Bow is an unincorporated community and census-designated place in Skagit County, Washington. It is located near the towns of Bay View, Edison, Burlington, and Mount Vernon. Bow is included in the Mount Vernon-Anacortes, Washington Metropolitan Statistical Area. Bow overlooks Samish Bay. The population of Bow is 203 in the 2020 census.

The narrow gauge Bow Hill Railroad, complete with a working steam locomotive, is located in the Bow area. It can be found on the private property of Diz Schimke, who allows the public to ride the train during Christmastime in exchange for donations to the Alger food bank.

==History==
Bow was originally known as Brownsville, after William J. Brown, who homesteaded the townsite in 1869. The advent of the railroad resulted in a population boom and the need for a post office. Apparently inspired by the growth brought by the railroad, Brown suggested the new name of Bow, after the large railway station in London, England, which in turn was named for the bow or poplar tree. Although this is the most common belief, there are some who believe it was named after homesteader James T. Bow.

An alternate story claims that the settlement is named for a Norwegian immigrant family that settled in that area in the 1890s. Their last name was Boe.

==Geography and location==
Bow is located in Skagit County, Washington, in the Mount Vernon-Anacortes metro area. The original town of Bow was located off Bow Hill Road and included a church, a mercantile, and a hotel. Bow is often confused with the nearby town of Edison, on Samish Bay.
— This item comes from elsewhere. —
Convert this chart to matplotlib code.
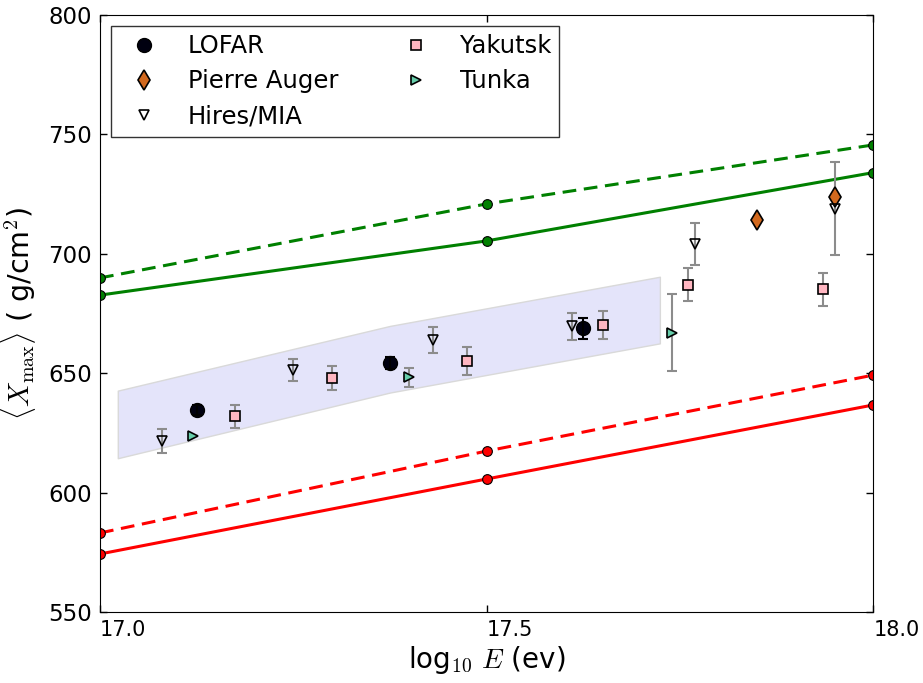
import matplotlib
matplotlib.use("Agg")
import matplotlib.pyplot as plt

plt.rcParams["mathtext.fontset"] = "cm"
plt.rcParams["xtick.direction"] = "in"
plt.rcParams["ytick.direction"] = "in"

# model curves (x: log10 E)
model_x = [17.0, 17.5, 18.0]
green_solid = [682.7, 705.4, 734.0]
green_dash = [689.9, 720.9, 745.6]
red_solid = [574.3, 605.7, 636.7]
red_dash = [583.1, 617.4, 649.2]

# shaded LOFAR band
band_x = [17.023, 17.375, 17.724]
band_lo = [614.4, 641.9, 662.5]
band_hi = [642.7, 669.8, 690.4]

# measurements
lofar_x = [17.125, 17.375, 17.625]
lofar_y = [634.5, 654.1, 668.8]
lofar_err = [2.0, 2.5, 4.4]

auger_x = [17.85, 17.95]
auger_y = [714.3, 723.8]

hires_x = [17.08, 17.25, 17.43, 17.61, 17.77, 17.95]
hires_y = [621.6, 651.4, 664.0, 669.6, 704.2, 718.9]
hires_err = [5.0, 4.7, 5.4, 5.7, 8.9, 19.4]

yakutsk_x = [17.175, 17.30, 17.475, 17.65, 17.76, 17.935]
yakutsk_y = [631.9, 648.0, 655.0, 670.1, 687.1, 685.1]
yakutsk_err = [4.9, 5.0, 5.9, 5.9, 7.0, 7.0]

tunka_x = [17.12, 17.40, 17.74]
tunka_y = [623.8, 648.2, 667.0]
tunka_err = [0.0, 3.9, 16.1]

fig = plt.figure(figsize=(9.23, 6.83), dpi=100)
ax = fig.add_axes([100 / 923, 71 / 683, 773.3 / 923, 597 / 683])

ax.fill_between(band_x, band_lo, band_hi, facecolor="#e4e4fa",
                edgecolor="#d9d9d9", lw=1, zorder=1)

dash = (4.5, 2.5)
ax.plot(model_x, green_solid, "-o", color="green", lw=2.2, ms=7, mec="k", mew=0.8, zorder=2)
ax.plot(model_x, green_dash, "--o", color="green", lw=2.2, ms=7, mec="k", mew=0.8,
        dashes=dash, zorder=2)
ax.plot(model_x, red_solid, "-o", color="red", lw=2.2, ms=7, mec="k", mew=0.8, zorder=2)
ax.plot(model_x, red_dash, "--o", color="red", lw=2.2, ms=7, mec="k", mew=0.8,
        dashes=dash, zorder=2)

ebar = dict(fmt="none", ecolor="#8c8c8c", elinewidth=1.5, capsize=3.5, capthick=1.5, zorder=3)
ax.errorbar(hires_x, hires_y, yerr=hires_err, **ebar)
ax.errorbar(yakutsk_x, yakutsk_y, yerr=yakutsk_err, **ebar)
ax.errorbar(tunka_x, tunka_y, yerr=tunka_err, **ebar)
ax.errorbar(lofar_x, lofar_y, yerr=lofar_err, fmt="none", ecolor="k",
            elinewidth=1.5, capsize=3.5, capthick=1.5, zorder=5)

h1, = ax.plot(lofar_x, lofar_y, "o", ms=10, mfc="#000010", mec="k", label="LOFAR", zorder=4)
h2, = ax.plot(auger_x, auger_y, "d", ms=10, mfc="chocolate", mec="k", mew=1.2,
              label="Pierre Auger", zorder=4)
h3, = ax.plot(hires_x, hires_y, "v", ms=7, mfc="none", mec="k", mew=1.2,
              label="Hires/MIA", zorder=4)
h4, = ax.plot(yakutsk_x, yakutsk_y, "s", ms=6.5, mfc="lightpink", mec="k", mew=1.2,
              label="Yakutsk", zorder=4)
h5, = ax.plot(tunka_x, tunka_y, ">", ms=6.5, mfc="mediumaquamarine", mec="k", mew=1.2,
              label="Tunka", zorder=4)

ax.set_xlim(17.0, 18.0)
ax.set_ylim(550, 800)
ax.set_xticks([17.0, 17.5, 18.0])
ax.set_yticks([550, 600, 650, 700, 750, 800])
ax.tick_params(top=True, right=True, length=5, width=1)
ax.tick_params(axis="x", labelsize=15, pad=6)
ax.tick_params(axis="y", labelsize=16.5, pad=6)
for lab in ax.get_xticklabels():
    lab.set_horizontalalignment("left")

ax.set_xlabel(r"log$_{10}$ $E$ (ev)", fontsize=20, labelpad=3)
ax.set_ylabel(r"$\langle X_{\rm max}\rangle$ ( g/cm$^2$)", fontsize=20.5, labelpad=7)

leg = ax.legend(handles=[h1, h2, h3, h4, h5], loc="upper left", ncol=2, numpoints=1,
                fontsize=17.5, frameon=True, fancybox=False, borderaxespad=0.45,
                columnspacing=2.2, handletextpad=0.8, borderpad=0.35,
                labelspacing=0.45)
leg.get_frame().set_edgecolor("k")
leg.get_frame().set_linewidth(1)

fig.savefig("out.png", dpi=100, facecolor="white")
Both Edison and Bow - as well as the nearby town of Blanchard - share the Bow zip code.

==Demographics==

Bow first appeared as a census designated place in the 2020 U.S. census.

Historical population
| Census | Pop. | Note | %± |
| 2020 | 203 |  | — |
U.S. Decennial Census

===Racial and ethnic composition===

Bow CDP, Washington – Racial and ethnic composition Note: the US Census treats Hispanic/Latino as an ethnic category. This table excludes Latinos from the racial categories and assigns them to a separate category. Hispanics/Latinos may be of any race.
| Race / Ethnicity (NH = Non-Hispanic) | Pop 2020 | 2020 |
|---|---|---|
| White alone (NH) | 179 | 88.18% |
| Black or African American alone (NH) | 0 | 0.00% |
| Native American or Alaska Native alone (NH) | 0 | 0.00% |
| Asian alone (NH) | 4 | 1.97% |
| Native Hawaiian or Pacific Islander alone (NH) | 0 | 0.00% |
| Other race alone (NH) | 2 | 0.99% |
| Mixed race or Multiracial (NH) | 7 | 3.45% |
| Hispanic or Latino (any race) | 11 | 5.42% |
| Total | 203 | 100.00% |

==Education==
It is in the Burlington-Edison School District.